July 28, 2006

Crazy?

Turns out I may be crazy. Of course I suspect that those who know me best already knew. Have I been in denial? Or did I know, too? I certainly didn't realize I was so far gone that my physical being was now affected. Anxiety is a funny thing. It seems to have attacked me when my back was turned, when I thought I was choosing the path of greatest security. And least resistance. The greatest resistance has become myself. A roadblock to my own dreams. Choices I have made to move me further away from who I am and closer into who I "should" be. But what if who I think I should be is not who I should be at all? What if I should have just lived my favorite line from Hamlet and to my own self been true? Instead I selected to be true to my own vision of who my own self should be. To the detriment of all of me! Not only spirit but body, too? God created me as me not as someone else. Have I denied Him, too, in this denial of self? How do I dig myself out of the hole I've spent so many years creating? I'm not crazy. Or even anxious. I'm just not myself anymore.
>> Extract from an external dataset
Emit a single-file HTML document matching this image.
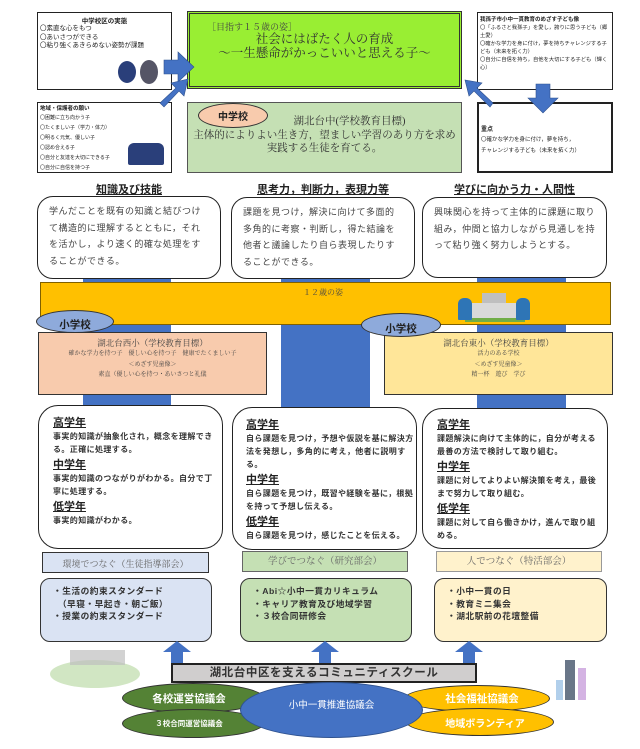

Or maybe I am. Maybe my seemingly aimless wanderings have led me to a place where I can finally feel the freedom to be myself. Maybe what seems like a mess to me makes sense to God. Will I understand someday? Does it matter if I understand? Life is not meant to be understood. At least not to us. At least not while we're living it. Vainly we try to make sense. To fit our stories into neatly bound books. But what if there is no order? All random. All chaos. And the hole that is impossible for me to get out of alone could be exactly where God wants me. It is here where He proves His mastery of the impossible (Matthew 19:26). It is here where He takes my choices and even my mistakes and works them for good (Romans 8:28). Anxiety followed me here. Six feet deep. Six feet under where it will stay, where it could stay. Resting until it finds me again. In another hole. Further down the path.

Posted by Kim at July 28, 2006 05:03 PM
Comments

You need to be yourself. And not worry about what others think of you.

Posted by: russ at August 10, 2006 09:28 AM

yeah
mystery is way better term

Posted by: russ at August 1, 2006 11:52 AM

I like to think of it as mystery instead of vagueness. It just sounds better that way.

Posted by: Kim at July 31, 2006 11:01 AM

So much to say in this blog post. So much vagueness. Very, very vague.